Stock Issued But Not Billed - Recognizing cost of goods sold upon invoicing

Currently, ERPNext recognizes the expense(cost of goods sold) upon delivery, that is, either via Delivery Note or update-stock checked Sales Invoice.

Everything works fine if you update stock via the invoice, but if you do it via Delivery Note, there is a catch in a particular scenario.

Lets go through the scenario:

  1. Create a Delivery Note, dated this month.


  2. Create Invoice against the Delivery Note


If you check the ledgers, you can see that expense is booked in the first month and income in the second.

Profit & Loss:

As seen, March shows only income(from the invoice) and no expense at all, as Delivery Note was created in Feb. If this happens around the end/beginning of fiscal years, yearly P&L is also affected.

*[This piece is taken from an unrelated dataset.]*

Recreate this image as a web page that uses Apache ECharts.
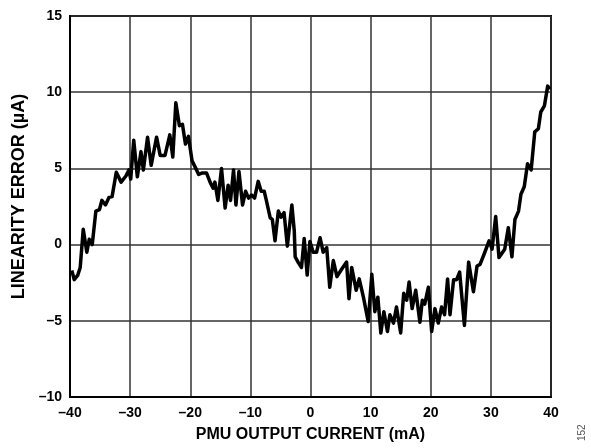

The proposed (optional) change we would like to bring to this flow is:

  1. Upon submission of Delivery Note, if it isn’t invoiced yet, instead of the expense account, ledger will be passed into another account(Stock Issued But Not Billed - Balance Sheet account).

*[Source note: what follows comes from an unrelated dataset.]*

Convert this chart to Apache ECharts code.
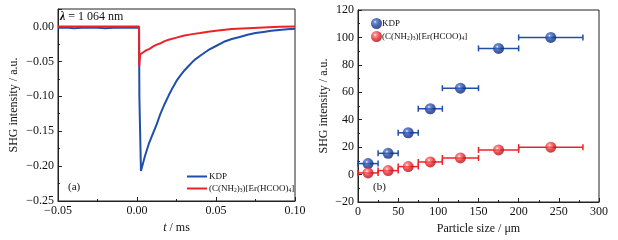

  2. Upon invoicing, we will cancel out the change in Stock Issued But Not Billed and book the expense.

This way, income and expense are booked in the same time period, making the flow IFRS complaint and P&L would show the correct value.

Also this proposed change doesn’t cover the reverse flow, ie, Sales Invoice first and Delivery Note later.
Drop in your thoughts!

3 Likes

@Deepesh_Garg @Ruthra

On service items, this workflow is very much needed becuase there a scenarios where the delivery of the services are done but cannot yet proceed the billing or invoicing waiting for the docs i.e. inspection report of the services.

At the delivery note is the best doctype to execute this workflow.

In V14, we have this Account Payables Unbilled for Stock and Asset Items so somebody can dublicate this function in the other direction.

Thanks for bringing this issue up @rtdany10 . Has anyone been able to build and push this functionality yet?

I agree with @jcagbay, the Delivery Note seems like the most natural approach to recognising revenue, and the matched Cost of Sales or Cost of Goods Sold, in the period where the revenue and costs are accrued.

The Sales Invoice should then only move Accrued Revenue (Asset) to Accounts Receivable (Asset).